For an increasingly high-visibility conspiracy like QAnon, silencing whistleblowers or victims would require a kind of leverage that goes beyond all of this. Perhaps such a thing exists, but your average QAnon believer should be made to articulate what it is and how it’s functioned so well for so long. Rather than appeal to mainstream authority like the media or the government, or to simply denounce QAnon or whatever as implausible, it’s far more effective to let a believer do that work themselves by helpfully suggesting all the specifics that they’re coached not to consider. After all, even highly organized conspiracies with limitless government backing and resources can’t stay hidden forever. The CIA’s extraordinary rendition program from the early days of the war on terror was documented by none other than hobbyist plane spotters, who noted the tail numbers of flights taking off and landing. The more wide-reaching a conspiracy — the more victims it has, the more perpetrators involved, the wider geographical distance covered, etc. — the more traces it will leave. A conspiracy theory that is widely hypothesized and yet unproven, in other words, requires a level of human infallibility that we have never heretofore seen.

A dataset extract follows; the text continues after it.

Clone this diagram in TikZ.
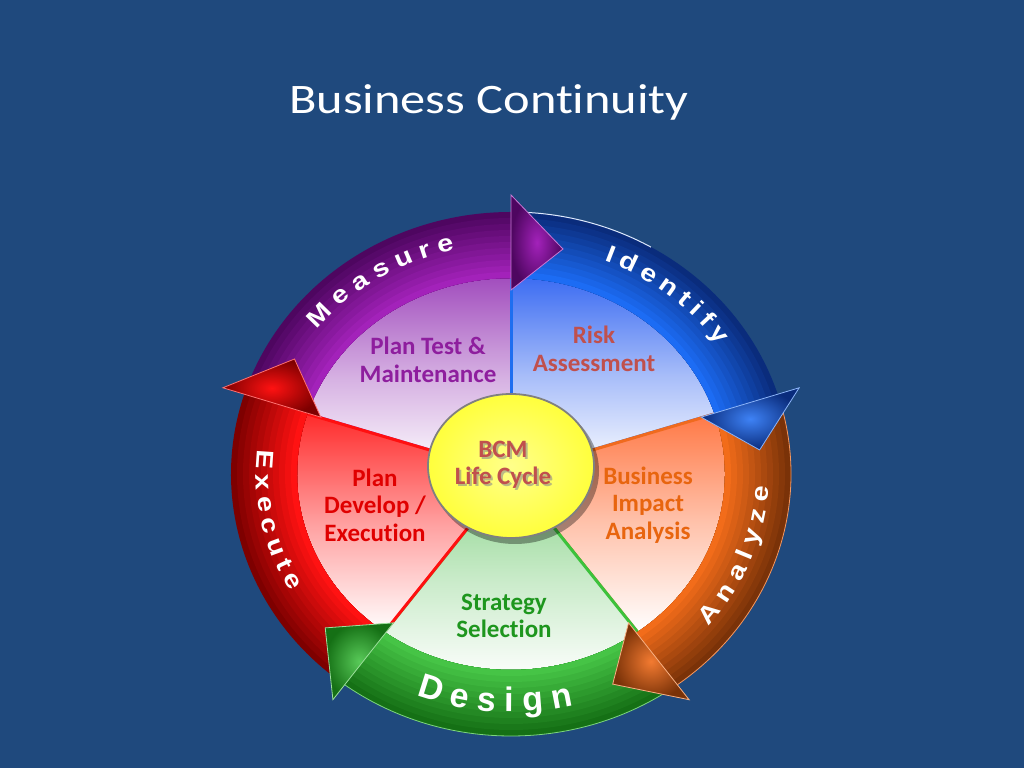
\documentclass[tikz,border=0pt]{standalone}
\usepackage{fontspec}
\setmainfont[Ligatures=NoCommon]{Carlito}
\newfontfamily\titlefont[Ligatures=NoCommon,FakeStretch=1.2]{Carlito}
\newfontfamily\ringfont[FakeStretch=1.2]{Liberation Sans}
\newfontfamily\ringfontb{Liberation Sans}
\usetikzlibrary{decorations.text,shapes.geometric}

\definecolor{bg}{HTML}{1F497D}
% purple
\definecolor{pD}{HTML}{4E0660}\definecolor{pL}{HTML}{A322BA}\definecolor{pS}{HTML}{A24EBE}\definecolor{pB}{HTML}{9A2AB0}\definecolor{pT}{HTML}{8E1E9E}
% blue
\definecolor{bD}{HTML}{0A2C7C}\definecolor{bL}{HTML}{1C6CF4}\definecolor{bS}{HTML}{3D6DF2}\definecolor{bB}{HTML}{1E6EF0}
% orange
\definecolor{oD}{HTML}{7A3208}\definecolor{oL}{HTML}{F26C1A}\definecolor{oS}{HTML}{FF7845}\definecolor{oB}{HTML}{F06A1E}\definecolor{oT}{HTML}{E8650F}
% green
\definecolor{gD}{HTML}{157015}\definecolor{gL}{HTML}{46C446}\definecolor{gS}{HTML}{86D286}\definecolor{gB}{HTML}{3CC23C}\definecolor{gT}{HTML}{1E961E}
% red
\definecolor{rD}{HTML}{7E0000}\definecolor{rL}{HTML}{FF1212}\definecolor{rS}{HTML}{FF2A2A}\definecolor{rB}{HTML}{FF1010}\definecolor{rT}{HTML}{E00000}
% misc
\definecolor{brick}{HTML}{C0504D}\definecolor{yel}{HTML}{FFFF3C}\definecolor{yelc}{HTML}{FFFF8A}

\newcommand{\rtxt}{\ringfont\bfseries\fontsize{24}{24}\selectfont}
\newcommand{\rtxtb}{\ringfontb\bfseries\fontsize{34}{34}\selectfont}

% slice: start, end, top colour, border colour
\newcommand{\slicepart}[4]{%
  \shade[top color=#3, bottom color=white, middle color=#3!45!white]
    (0,0) -- (#1:216pt and 196pt) arc[start angle=#1, end angle=#2, x radius=216pt, y radius=196pt] -- cycle;
  \draw[#4, line width=3pt] (0,0) -- (#1:216pt and 196pt);
  \draw[#4, line width=3pt] (0,0) -- (#2:216pt and 196pt);}

% ring: start, end, dark, light
\newcommand{\ringseg}[4]{%
  \foreach \i in {0,...,10}{%
    \pgfmathsetmacro{\ww}{66-6*\i}%
    \pgfmathsetmacro{\rxx}{214+\ww/2}%
    \pgfmathsetmacro{\ryy}{196+\ww/2}%
    \pgfmathtruncatemacro{\pp}{\i*10}%
    \draw[line width=\ww pt, #4!\pp!#3]
      (#1:\rxx pt and \ryy pt) arc[start angle=#1, end angle=#2, x radius=\rxx pt, y radius=\ryy pt];
  }}

% arrow head: end angle, dark, light
\newcommand{\arrowhd}[3]{%
  \pgfmathsetmacro{\tp}{#1-12}%
  \shadedraw[inner color=#3, outer color=#2, draw=#3!60!white, line width=0.8pt]
    (#1:200pt and 184pt) -- (#1:303pt and 279pt) -- (\tp:250pt and 230pt) -- cycle;}

\tikzset{
  label/.style={font=\bfseries\fontsize{25}{27.5}\selectfont, align=center, inner sep=0pt},
  ringtext/.style={decorate, decoration={text along path, text={#1}, text color=white, text align=fit to path}}
}

\begin{document}
\begin{tikzpicture}[x=1pt,y=1pt]
\useasboundingbox (0,0) rectangle (1024,768);
\fill[bg] (0,0) rectangle (1024,768);

\node[font=\titlefont\fontsize{42}{48}\selectfont, text=white, anchor=base, inner sep=0pt] (title) at (489,654) {Business Continuity};

\begin{scope}[shift={(511,294)}]
  % slices
  \slicepart{90}{162}{pS}{pB}
  \slicepart{18}{90}{bS}{bB}
  \slicepart{-54}{18}{oS}{oB}
  \slicepart{-126}{-54}{gS}{gB}
  \slicepart{162}{234}{rS}{rB}
  % rings
  \ringseg{160}{88}{pD}{pL}
  \ringseg{88}{16}{bD}{bL}
  \ringseg{16}{-56}{oD}{oL}
  \ringseg{-56}{-128}{gD}{gL}
  \ringseg{232}{160}{rD}{rL}
  \draw[oL!70!white, line width=0.8pt] (16:280pt and 262pt) arc[start angle=16, end angle=-56, x radius=280pt, y radius=262pt];
  \draw[gL!70!white, line width=0.8pt] (-56:280pt and 262pt) arc[start angle=-56, end angle=-128, x radius=280pt, y radius=262pt];
  \draw[white!85!bL, line width=1pt] (88:280pt and 262pt) arc[start angle=88, end angle=60, x radius=280pt, y radius=262pt];
  % arrow heads
  \arrowhd{90}{pD}{pL}
  \arrowhd{18}{bD}{bL!85!white}
  \arrowhd{-54}{oD}{oL!90!white}
  \arrowhd{234}{gD}{gL!90!white}
  \arrowhd{162}{rD}{rL}
  % centre hub
  \fill[black, opacity=0.35] (4,3) ellipse[x radius=84pt, y radius=73pt];
  \shadedraw[inner color=yelc, outer color=yel, draw=gray, line width=1.8pt] (0,8) ellipse[x radius=83pt, y radius=72pt];
  % ring texts
  \path[ringtext={|\rtxt|Measure}] (141:250pt and 230pt) arc[start angle=141, end angle=103, x radius=250pt, y radius=230pt];
  \path[ringtext={|\rtxt|Identify}] (68:250pt and 230pt) arc[start angle=68, end angle=34, x radius=250pt, y radius=230pt];
  \path[ringtext={|\rtxt|Analyze}] (-40:258pt and 237pt) arc[start angle=-40, end angle=-3, x radius=258pt, y radius=237pt];
  \path[ringtext={|\rtxt|Execute}] (174:255pt and 235pt) arc[start angle=174, end angle=210, x radius=255pt, y radius=235pt];
  \path[ringtext={|\rtxtb|Design}] (248.5:258pt and 238pt) arc[start angle=248.5, end angle=284, x radius=258pt, y radius=238pt];
\end{scope}

% labels
\node[label, text=pT] (maint) at (428,408) {Plan Test \&\\Maintenance};
\node[label, text=brick] (risk) at (594,419) {Risk\\Assessment};
\node[label, text=black!45, opacity=0.6] (bcmshadow) at (505,301) {BCM\\Life Cycle};
\node[label, text=brick] (bcm) at (503,303) {BCM\\Life Cycle};
\node[label, text=rT] (plandev) at (375,263) {Plan\\Develop /\\Execution};
\node[label, text=oT] (bia) at (648,263) {Business\\Impact\\Analysis};
\node[label, text=gT] (strat) at (504,152) {Strategy\\Selection};
\end{tikzpicture}
\end{document}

This is also an important part of the allure of a conspiracy theory — it invites a strange kind of optimism about human agency. There’s something perversely soothing about a conspiracy theory, even one utterly malignant and diabolical, because it presupposes a world without chaos or randomness. Conspiracists believe in these theories because they think they’re true, in part, but also because they find them, on some level, reassuring. And this is perhaps more essential to understand than the actual mechanisms of the conspiracy theory itself because once an idea is providing important moral pleasure, it rarely matters how ludicrous the suppositions are.